One of the themes from my second book, “Without a Pang,” addresses ideas around the value or need or even the role that a guilty conscience plays in society. Not that I have any great insight on that nor do I have an answer. The theme sort of came out in the telling and so I let it develop.
The basic setup of the book is that a device is created to ease emotional and perhaps mental imbalances that can make life a struggle. This device would replace drugs that might typically used for therapeutic purposes without the often problematic side effects.
One of the unintended consequences is that it seemed to help ease a guilty conscience, which might be good or might be bad depending on how you view the role of guilt in society. I won’t go into that here (you can read the book).

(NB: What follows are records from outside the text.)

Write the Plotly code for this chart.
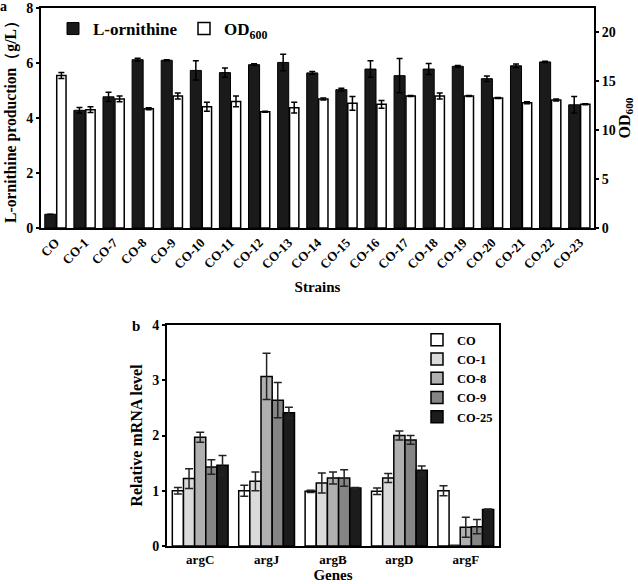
import plotly.graph_objects as go

# ---------------- Panel a data ----------------
strains = ["CO", "CO-1", "CO-7", "CO-8", "CO-9", "CO-10", "CO-11", "CO-12", "CO-13",
           "CO-14", "CO-15", "CO-16", "CO-17", "CO-18", "CO-19", "CO-20", "CO-21",
           "CO-22", "CO-23"]
ornithine = [0.5, 4.28, 4.77, 6.12, 6.1, 5.73, 5.65, 5.94, 6.02, 5.64, 5.03, 5.78,
             5.54, 5.78, 5.88, 5.43, 5.9, 6.04, 4.48]
ornithine_err = [0, 0.1, 0.17, 0.05, 0.02, 0.35, 0.17, 0.03, 0.3, 0.05, 0.05, 0.3,
                 0.62, 0.2, 0.03, 0.1, 0.06, 0.02, 0.3]
od600 = [15.6, 12.1, 13.2, 12.2, 13.5, 12.4, 12.95, 11.9, 12.3, 13.2, 12.75, 12.65,
         13.5, 13.5, 13.5, 13.3, 12.8, 13.1, 12.65]
od600_err = [0.3, 0.3, 0.3, 0.1, 0.3, 0.45, 0.55, 0.05, 0.55, 0.1, 0.7, 0.4, 0.05,
             0.3, 0.05, 0.05, 0.1, 0.1, 0.05]

# ---------------- Panel b data ----------------
genes = ["argC", "argJ", "argB", "argD", "argF"]
strains_b = ["CO", "CO-1", "CO-8", "CO-9", "CO-25"]
mrna = {
    "CO":    [1.0, 1.0, 0.99, 0.99, 1.0],
    "CO-1":  [1.22, 1.17, 1.14, 1.23, 0.01],
    "CO-8":  [1.97, 3.07, 1.23, 2.0, 0.34],
    "CO-9":  [1.43, 2.64, 1.23, 1.92, 0.35],
    "CO-25": [1.46, 2.41, 1.05, 1.37, 0.66],
}
mrna_err = {
    "CO":    [0.06, 0.1, 0.02, 0.06, 0.09],
    "CO-1":  [0.18, 0.17, 0.18, 0.08, 0.0],
    "CO-8":  [0.09, 0.42, 0.11, 0.08, 0.18],
    "CO-9":  [0.13, 0.32, 0.15, 0.08, 0.13],
    "CO-25": [0.18, 0.1, 0.01, 0.08, 0.01],
}
colors_b = ["#ffffff", "#dadada", "#b0b0b0", "#858585", "#1c1c1c"]

FONT = "Liberation Serif, Times New Roman, serif"
W, H = 638, 584


def px(x):
    return x / W


def py(y):
    return 1 - y / H


fig = go.Figure()

fig.add_trace(go.Bar(
    x=strains, y=ornithine, name="L-ornithine",
    marker=dict(color="#1a1a1a", line=dict(color="#000", width=1)),
    width=0.38, offset=-0.37,
    error_y=dict(type="data", array=ornithine_err, color="#000", thickness=1.5, width=3),
    xaxis="x", yaxis="y", legend="legend",
))
fig.add_trace(go.Bar(
    x=strains, y=od600, name="OD<sub>600</sub>",
    marker=dict(color="#ffffff", line=dict(color="#000", width=1.5)),
    width=0.32, offset=0.04,
    error_y=dict(type="data", array=od600_err, color="#000", thickness=1.5, width=3),
    xaxis="x", yaxis="y2", legend="legend",
))

for name, col in zip(strains_b, colors_b):
    fig.add_trace(go.Bar(
        x=genes, y=mrna[name], name=name,
        marker=dict(color=col, line=dict(color="#000", width=1.5)),
        error_y=dict(type="data", array=mrna_err[name], color="#222", thickness=1.5, width=4),
        xaxis="x2", yaxis="y3", legend="legend2",
    ))

tick_font = dict(family=FONT, size=14, color="#000", weight="bold")
title_font = dict(family=FONT, size=15, color="#000", weight="bold")

fig.update_layout(
    width=W, height=H,
    margin=dict(l=0, r=0, t=0, b=0),
    paper_bgcolor="white", plot_bgcolor="white",
    barmode="group", bargap=0.16, bargroupgap=0,
    font=dict(family=FONT, color="#000"),
    xaxis=dict(domain=[px(41), px(594)], anchor="y", type="category",
               showline=True, linecolor="#000", linewidth=2, mirror=True,
               ticks="", tickangle=-45, tickfont=dict(family=FONT, size=13, color="#000", weight="bold"),
               title=dict(text="Strains", font=title_font, standoff=11),
               automargin=False, showgrid=False),
    yaxis=dict(domain=[py(228), py(8)], anchor="x", range=[0, 8], dtick=2,
               showline=True, linecolor="#000", linewidth=2,
               ticks="outside", ticklen=3, tickwidth=1.5, tickcolor="#000",
               tickfont=tick_font, showgrid=False, zeroline=False,
               title=dict(text="L-ornithine production（g/L）",
                          font=dict(family=FONT, size=15.7, color="#000", weight="bold"), standoff=6),
               automargin=False),
    yaxis2=dict(domain=[py(228), py(8)], anchor="x", overlaying="y", side="right",
                range=[0, 22.5], dtick=5,
                showline=True, linecolor="#000", linewidth=2,
                ticks="outside", ticklen=3, tickwidth=1.5, tickcolor="#000",
                tickfont=tick_font, showgrid=False, zeroline=False,
                title=dict(text="OD<sub>600</sub>", font=dict(family=FONT, size=16, color="#000", weight="bold"),
                           standoff=4),
                automargin=False),
    xaxis2=dict(domain=[px(167), px(499)], anchor="y3", type="category",
                showline=True, linecolor="#000", linewidth=2, mirror=True,
                ticks="", tickfont=dict(family=FONT, size=13, color="#000", weight="bold"),
                title=dict(text="Genes", font=title_font, standoff=2),
                automargin=False, showgrid=False),
    yaxis3=dict(domain=[py(546), py(325)], anchor="x2", range=[0, 4], dtick=1,
                showline=True, linecolor="#000", linewidth=2, mirror=True,
                ticks="outside", ticklen=3, tickwidth=1.5, tickcolor="#000",
                tickfont=tick_font, showgrid=False, zeroline=False,
                title=dict(text="Relative mRNA level",
                           font=dict(family=FONT, size=16, color="#000", weight="bold"), standoff=6),
                automargin=False),
    legend=dict(orientation="h", x=px(53), y=py(11), xanchor="left", yanchor="top",
                bgcolor="rgba(0,0,0,0)", font=dict(family=FONT, size=17, color="#000", weight="bold"),
                entrywidth=86, itemclick=False),
    legend2=dict(orientation="v", x=px(417), y=py(325), xanchor="left", yanchor="top",
                 bgcolor="rgba(0,0,0,0)", font=dict(family=FONT, size=12.5, color="#000", weight="bold"),
                 tracegroupgap=0, itemclick=False),
    showlegend=True,
)

fig.add_annotation(text="a", x=px(-2), y=py(-3), xref="paper", yref="paper", xanchor="left", yanchor="top",
                   showarrow=False, font=dict(family=FONT, size=14, color="#000", weight="bold"))
fig.add_annotation(text="b", x=px(130), y=py(316), xref="paper", yref="paper", xanchor="left", yanchor="top",
                   showarrow=False, font=dict(family=FONT, size=15, color="#000", weight="bold"))

# remove the default 8px page margin so the figure fills the window exactly
fig.write_html("out.html", config={"displayModeBar": False},
               post_script="document.body.style.margin='0';document.body.style.overflow='hidden';")
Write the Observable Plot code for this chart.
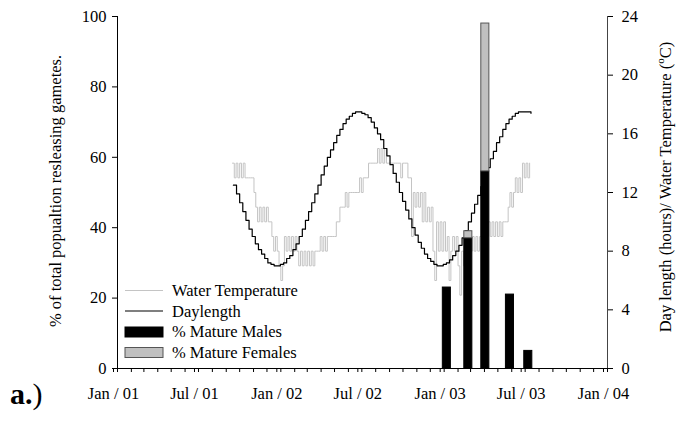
<!DOCTYPE html>
<html>
<head>
<meta charset="utf-8">
<script src="https://cdn.jsdelivr.net/npm/d3@7"></script>
<script src="https://cdn.jsdelivr.net/npm/@observablehq/plot@0.6"></script>
<style>
  html, body { margin: 0; padding: 0; background: white; }
  #chart { width: 677px; height: 423px; }
</style>
</head>
<body>
<div id="chart"></div>
<script>
// ---- Data ----
const leftTicks = [0, 20, 40, 60, 80, 100];
const rightTicks = [0, 4, 8, 12, 16, 20, 24];
const xLabelTicks = ["2001-01-01", "2001-07-01", "2002-01-01", "2002-07-01", "2003-01-01", "2003-07-01", "2004-01-01"];

// Gamete release samples (% of population)
const sampleDates = ["2003-01-07", "2003-02-24", "2003-04-03", "2003-05-28", "2003-07-08"];
const pctMales = [23, 37, 56, 21, 5];
const pctFemales = [0, 2, 42, 0, 0];

// Daylength (hours), weekly from 2001-09-17
const dayStart = "2001-09-17";
const daylength = [12.5,11.9,11.3,10.7,10.1,9.5,9.0,8.5,8.1,7.8,
  7.5,7.2,7.1,7.0,7.0,7.1,7.2,7.5,7.7,8.1,
  8.5,9.0,9.5,10.1,10.7,11.3,11.9,12.5,13.2,13.8,
  14.4,14.9,15.4,15.9,16.3,16.7,17.0,17.2,17.4,17.5,
  17.5,17.4,17.3,17.1,16.8,16.4,16.0,15.6,15.0,14.5,
  13.9,13.3,12.7,12.0,11.4,10.8,10.2,9.6,9.1,8.6,
  8.2,7.8,7.5,7.3,7.1,7.0,7.0,7.1,7.2,7.4,
  7.7,8.0,8.4,8.9,9.4,10.0,10.6,11.2,11.8,12.4,
  13.0,13.7,14.3,14.8,15.4,15.8,16.3,16.7,17.0,17.2,
  17.4,17.5,17.5,17.5,17.5,17.4];

// Water temperature (deg C), every 4 days from 2001-09-15
const tempStart = "2001-09-15";
const waterTemp = [14,13,14,13,14,13,14,13,13,13,
  13,13,12,11,10,11,10,11,10,11,
  10,10,9,8,9,8,7,6,7,9,
  8,9,8,9,8,9,8,7,8,7,
  8,7,8,7,8,7,8,8,8,9,
  8,9,8,9,9,9,9,9,10,10,
  11,11,11,12,11,12,12,12,12,12,
  12,13,12,13,13,13,14,14,14,14,
  14,15,14,15,14,15,14,14,14,14,
  14,14,14,14,13,14,14,14,13,13,
  9,12,11,12,11,12,10,12,10,11,
  10,11,8,6,10,8,10,8,10,8,
  9,6,8,9,8,9,7,5,8,7,
  8,7,9,8,9,8,9,8,9,9,
  9,9,9,10,9,10,9,10,9,10,
  9,10,10,10,11,12,11,12,13,12,
  13,12,14,13,14,13,14];

// ---- Build tables ----
const toPct = v => v * 100 / 24;
const dayData = daylength.map((h, i) => ({date: d3.utcDay.offset(new Date(dayStart), 7 * i), v: h}));
const tempData = waterTemp.map((t, i) => ({date: d3.utcDay.offset(new Date(tempStart), 4 * i), v: t}));
const bars = sampleDates.map((d, i) => ({date: new Date(d), male: pctMales[i], female: pctFemales[i]}));
const xStart = new Date("2001-01-01"), xEnd = new Date("2004-01-01");
const monthTicks = d3.utcMonth.range(xStart, d3.utcDay.offset(xEnd, 1));
const labelDates = xLabelTicks.map(d => new Date(d));

const font = "'Liberation Serif', 'Times New Roman', serif";

const svg = Plot.plot({
  width: 677,
  height: 423,
  marginTop: 16,
  marginBottom: 55,
  marginLeft: 117,
  marginRight: 70,
  style: {fontFamily: font, fontSize: "16.5px", background: "white", color: "black"},
  x: {type: "utc", domain: [xStart, xEnd]},
  y: {domain: [0, 100]},
  marks: [
    Plot.line(tempData, {x: "date", y: d => toPct(d.v), curve: "step-after", stroke: "#c4c4c4", strokeWidth: 1}),
    Plot.line(dayData, {x: "date", y: d => toPct(d.v), curve: "step-after", stroke: "black", strokeWidth: 1.2}),
    Plot.rect(bars, {x1: d => d3.utcDay.offset(d.date, -9), x2: d => d3.utcDay.offset(d.date, 9), y1: d => 0, y2: "male", fill: "black", stroke: "black", strokeWidth: 1}),
    Plot.rect(bars.filter(d => d.female > 0), {x1: d => d3.utcDay.offset(d.date, -9), x2: d => d3.utcDay.offset(d.date, 9), y1: "male", y2: d => d.male + d.female, fill: "#c0c0c0", stroke: "#555", strokeWidth: 1}),
    Plot.ruleX([xStart], {stroke: "black"}),
    Plot.ruleX([xEnd], {stroke: "#444"}),
    Plot.ruleY([0], {stroke: "black"}),
    Plot.axisY(leftTicks, {anchor: "left", tickSize: 5, tickPadding: 6, label: null}),
    Plot.axisY(rightTicks.map(toPct), {anchor: "right", tickSize: 5, tickPadding: 9, label: null, tickFormat: d => String(Math.round(d * 24 / 100))}),
    Plot.axisX(monthTicks, {anchor: "bottom", tickSize: 4, tickFormat: () => "", label: null}),
    Plot.axisX(labelDates, {anchor: "bottom", tickSize: 4, tickPadding: 15, dx: -4, label: null, tickFormat: d3.utcFormat("%b / %y")})
  ]
});

const s = d3.select(svg);
// Axis titles
s.append("text")
  .attr("transform", "translate(57,191) rotate(-90)")
  .attr("text-anchor", "middle").attr("dominant-baseline", "middle")
  .attr("font-family", font).attr("font-size", "16.5px").attr("fill", "black")
  .text("% of total popualtion resleasing gametes.");
const rt = s.append("text")
  .attr("transform", "translate(667,187) rotate(-90)")
  .attr("text-anchor", "middle").attr("dominant-baseline", "middle")
  .attr("font-family", font).attr("font-size", "16.5px").attr("fill", "black");
rt.append("tspan").text("Day length (hours)/ Water Temperature (");
rt.append("tspan").attr("baseline-shift", "super").attr("font-size", "11px").text("o");
rt.append("tspan").text("C)");

// Legend
const lg = s.append("g").attr("font-family", font).attr("font-size", "16.5px").attr("fill", "black").attr("text-anchor", "start");
lg.append("line").attr("x1", 125).attr("x2", 163).attr("y1", 290.5).attr("y2", 290.5).attr("stroke", "#c4c4c4").attr("stroke-width", 1.2);
lg.append("line").attr("x1", 125).attr("x2", 163).attr("y1", 311).attr("y2", 311).attr("stroke", "black").attr("stroke-width", 1.2);
lg.append("rect").attr("x", 125).attr("y", 327).attr("width", 38).attr("height", 10).attr("fill", "black").attr("stroke", "black");
lg.append("rect").attr("x", 125).attr("y", 347.5).attr("width", 38).attr("height", 10).attr("fill", "#c0c0c0").attr("stroke", "#555");
const labels = ["Water Temperature", "Daylength", "% Mature Males", "% Mature Females"];
const baselines = [296, 316.5, 337, 357.5];
labels.forEach((t, i) => lg.append("text").attr("x", 172).attr("y", baselines[i]).attr("text-anchor", "start").text(t));

// Panel label
const pl = s.append("text").attr("x", 10).attr("y", 404).attr("text-anchor", "start").attr("font-family", font).attr("font-size", "30px").attr("fill", "black");
pl.append("tspan").attr("font-weight", "bold").text("a.");
pl.append("tspan").text(")");

document.getElementById("chart").appendChild(svg);
</script>
</body>
</html>
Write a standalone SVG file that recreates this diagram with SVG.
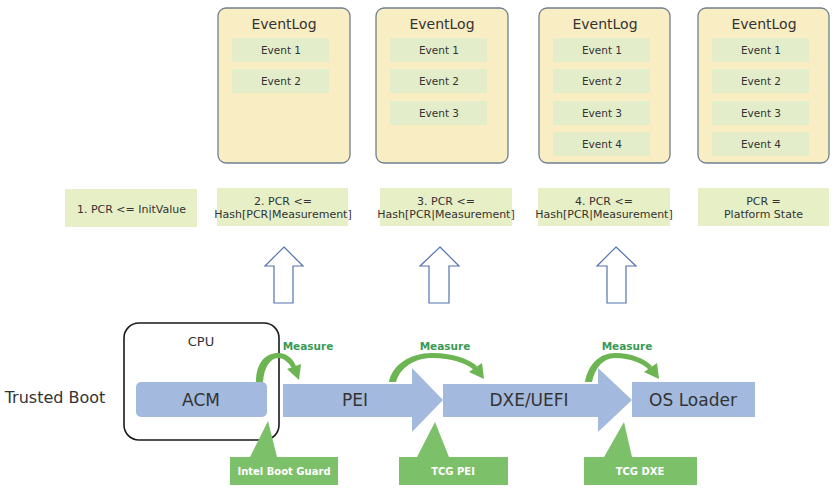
<svg xmlns="http://www.w3.org/2000/svg" width="837" height="490" viewBox="0 0 837 490">
<style>
text{font-family:"DejaVu Sans","Liberation Sans",sans-serif;fill:#333;text-anchor:middle}
.log{fill:#f9edc3;stroke:#6f7f90;stroke-width:1.3}
.ev{fill:#e3edca}
.evt{font-size:10.5px}
.title{font-size:14px}
.pcr{fill:#e6efc6}
.pt{font-size:11px}
.up{fill:#fff;stroke:#5473b0;stroke-width:1.2}
.blue{fill:#a3b9dd}
.big{font-size:17px}
.call{fill:#7dc06a}
.ct{font-size:10px;font-weight:bold;fill:#fff}
.ms{font-size:10.5px;font-weight:bold;fill:#3a9a55}
.arc{fill:#6cb552}
.head{fill:#6cb552}
</style>
<rect width="837" height="490" fill="#fff"/>

<g id="eventlog1">
<rect class="log" x="218" y="8" width="132" height="155" rx="8"/>
<text class="title" x="284" y="29">EventLog</text>
<rect class="ev" x="232" y="38" width="97" height="24"/><text class="evt" x="281" y="54">Event 1</text>
<rect class="ev" x="232" y="69" width="97" height="24"/><text class="evt" x="281" y="85">Event 2</text>
</g>
<g id="eventlog2">
<rect class="log" x="376" y="8" width="132" height="155" rx="8"/>
<text class="title" x="442" y="29">EventLog</text>
<rect class="ev" x="390" y="38" width="97" height="24"/><text class="evt" x="439" y="54">Event 1</text>
<rect class="ev" x="390" y="69" width="97" height="24"/><text class="evt" x="439" y="85">Event 2</text>
<rect class="ev" x="390" y="101" width="97" height="24"/><text class="evt" x="439" y="117">Event 3</text>
</g>
<g id="eventlog3">
<rect class="log" x="539" y="8" width="131" height="155" rx="8"/>
<text class="title" x="605" y="29">EventLog</text>
<rect class="ev" x="553" y="38" width="97" height="24"/><text class="evt" x="602" y="54">Event 1</text>
<rect class="ev" x="553" y="69" width="97" height="24"/><text class="evt" x="602" y="85">Event 2</text>
<rect class="ev" x="553" y="101" width="97" height="24"/><text class="evt" x="602" y="117">Event 3</text>
<rect class="ev" x="553" y="132" width="97" height="24"/><text class="evt" x="602" y="148">Event 4</text>
</g>
<g id="eventlog4">
<rect class="log" x="698" y="8" width="131" height="155" rx="8"/>
<text class="title" x="764" y="29">EventLog</text>
<rect class="ev" x="712" y="38" width="97" height="24"/><text class="evt" x="761" y="54">Event 1</text>
<rect class="ev" x="712" y="69" width="97" height="24"/><text class="evt" x="761" y="85">Event 2</text>
<rect class="ev" x="712" y="101" width="97" height="24"/><text class="evt" x="761" y="117">Event 3</text>
<rect class="ev" x="712" y="132" width="97" height="24"/><text class="evt" x="761" y="148">Event 4</text>
</g>

<g id="pcr1"><rect class="pcr" x="65" y="189" width="132" height="38"/><text class="pt" x="131.5" y="213">1. PCR &lt;= InitValue</text></g>
<g id="pcr2"><rect class="pcr" x="217" y="188" width="131" height="38"/><text class="pt" x="283" y="205">2. PCR &lt;=</text><text class="pt" x="283" y="218">Hash[PCR|Measurement]</text></g>
<g id="pcr3"><rect class="pcr" x="380" y="188" width="132" height="38"/><text class="pt" x="446" y="205">3. PCR &lt;=</text><text class="pt" x="446" y="218">Hash[PCR|Measurement]</text></g>
<g id="pcr4"><rect class="pcr" x="538" y="188" width="132" height="38"/><text class="pt" x="604" y="205">4. PCR &lt;=</text><text class="pt" x="604" y="218">Hash[PCR|Measurement]</text></g>
<g id="pcr5"><rect class="pcr" x="698" y="188" width="131" height="38"/><text class="pt" x="763.5" y="205">PCR =</text><text class="pt" x="763.5" y="218">Platform State</text></g>

<g id="uparrows">
<polygon class="up" points="284,247 303,266 293,266 293,303 274,303 274,266 265,266"/>
<polygon class="up" points="440,247 459,266 449,266 449,303 429,303 429,266 420,266"/>
<polygon class="up" points="616,247 636,266 626,266 626,303 607,303 607,266 597,266"/>
</g>

<g id="label-trusted"><text x="55" y="403" style="font-size:16px">Trusted Boot</text></g>

<g id="cpu">
<rect x="124" y="323" width="155" height="117" rx="15" fill="none" stroke="#1a1a1a" stroke-width="1.6"/>
<text x="201" y="346" style="font-size:13px">CPU</text>
</g>
<g id="acm"><rect class="blue" x="136" y="382" width="131" height="35" rx="5"/><text class="big" x="201" y="406">ACM</text></g>
<g id="pei"><polygon class="blue" points="283,384 412,384 412,368 443,400 412,432 412,417 283,417"/><text class="big" x="355" y="406">PEI</text></g>
<g id="dxe"><polygon class="blue" points="443,384 598,384 598,368 632,400 598,432 598,417 443,417"/><text class="big" x="529" y="406">DXE/UEFI</text></g>
<g id="osloader"><rect class="blue" x="632" y="382" width="123" height="35"/><text class="big" x="693" y="406">OS Loader</text></g>

<g id="connectors">
<path class="arc" d="M256,382 C256,362 266,353 278,353 C287,353 293,359 296,366 L292,368 C289,363 284,358 278,358 C270,358 264,368 263,382 Z"/>
<polygon class="head" points="299,380 301,364 287,369"/>
<path class="arc" d="M389,382 C392,365 410,353 432,353 C455,353 470,360 477,366 L474,370 C466,363 452,358 432,358 C414,358 400,368 396,382 Z"/>
<polygon class="head" points="484,379 482,363 469,372"/>
<path class="arc" d="M585,382 C588,364 600,353 615,353 C632,353 645,359 652,366 L649,370 C643,363 630,358 615,358 C603,358 595,368 592,382 Z"/>
<polygon class="head" points="659,379 657,363 644,372"/>
</g>
<text class="ms" x="308" y="350">Measure</text>
<text class="ms" x="445" y="350">Measure</text>
<text class="ms" x="627" y="350">Measure</text>

<g id="bootguard"><polygon class="call" points="268,421 277,457 338,457 338,485 230,485 230,457 250,457"/><text class="ct" x="284" y="475">Intel Boot Guard</text></g>
<g id="tcgpei"><polygon class="call" points="435,422 449,457 508,457 508,485 399,485 399,457 417,457"/><text class="ct" x="453" y="475">TCG PEI</text></g>
<g id="tcgdxe"><polygon class="call" points="624,422 632,457 697,457 697,485 584,485 584,457 604,457"/><text class="ct" x="640" y="475">TCG DXE</text></g>
</svg>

What prompted me to write this was not a desire to debate or explain this concept, but an observation that in the current political climate (and maybe even cultural climate) so may people appear to have no remorse for engaging in really crappy behavior. They don’t feel any need to apologize, whatever that apology might be driven by, whether guilt or shame or a desire to be a good human or something else that makes us want us to acknowledge that we have caused harm, intentionally of otherwise.
I’m not sure what my point is here. Not sure if it is a lament for lack of accountability for ones behavior, dislike of the gross callousness that people wear as a badge of honor, or the ditching of social responsibility in favor self-absorbed and misguided notions of individual liberties.
Maybe the point is: Be a good human. Or at least try.